Purple—the word triggered something in Moni’s
brain. It felt like a string from a repressed memory. Where had she seen a
strange purple lump before?
“Did you say the infection looks purple?” Moni
asked Aaron.
“Like little purple pimples, or big purple tumors,”
he replied.
“I have a picture of what they look like on a human
body,” the medical examiner said.
He turned his laptop toward Moni and she saw the
tiny purple goose pimples along the underarm of one of the corpses. It was
Mariella’s mother. Moni choked up. She had seen the body that day, but she had
barely known the girl then. Now it felt like she had lost a mother too. Moni
remembered her mother’s tranquil ebony face as she lay in her open casket. Moni
imagined a purple tumor growing out of the skin on her mother’s forehead until
it covered her face. She tried closing the eyelid, but the purple blob flung it
open.
No. That wasn’t where she had seen it.
The momentary fear stirred up the volatile mix of
memories in Moni’s mind. She found the buried coal without going back far at
all. The first day she found Mariella, she had brushed the despondent girl’s
teeth for her. Moni had seen a few purple bumps inside her mouth, just behind
her lips. She should have called the doctor. She couldn’t remember why she
didn’t. Moni didn’t understand how it had gotten overlooked during Mariella’s
check up. The doctor said the girl appeared perfectly healthy—physically, at
least.
Moni felt a chill run up her spine. Mariella had
been infected. The bacteria feasted on the iron and oxygen in her blood. It
churned out sulfuric acid inside her body. And yet, the girl showed no ill effects.

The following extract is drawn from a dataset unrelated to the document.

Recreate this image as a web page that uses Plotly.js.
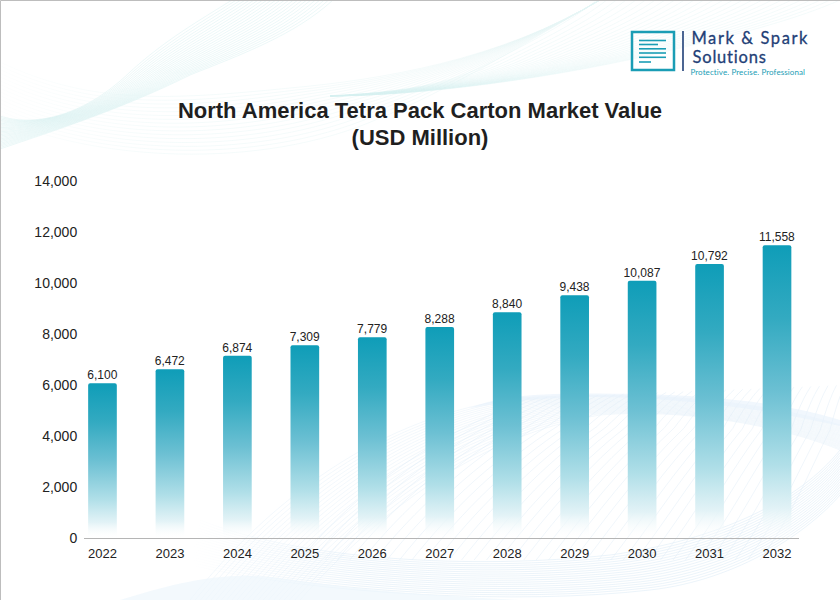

Moni couldn’t see how she could shake that off. Maybe Mariella beat the
infection.
“So you’re not sure if the bacteria kill people?”
Moni asked Aaron.
Aaron opened his mouth, but before he got a word
out, his professor answered for him. “They should feel sick, but I can’t say
for sure it would kill them by itself. Thiobacillus shouldn’t even survive
inside people or animals. It belongs in sulfur- and iron-rich water. The lagoon
doesn’t fit that bill and neither does the bloodstream, which has trace amounts
of iron. It’s possible that the bacteria may starve to death inside the host’s
body before it kills them. We really can’t say unless we find a living person
with an infection.”
They could test Mariella for the bacteria, Moni
thought. If she had the infection, they could finally learn how it acted inside
a human host. What would happen then? They would rip the girl from her hands
and zip her up in a quarantine tent. With Mariella’s fragile mind still scarred
from her parents’ deaths, they’d lock her away with nothing keeping her company
besides her torturous thoughts.
Moni couldn’t let that happen. So she kept her
mouth shut. It did no good.
“Wasn’t Mariella out in the mangroves all night?”
Skillings asked as she sent Moni a needling glare that was thinly-veiled as a
look of concern. “We should get her tested for the bacteria.”
“Good idea,” Sneed chimed in. “While we’re at it,
let’s give her vocal cords a good tune up.”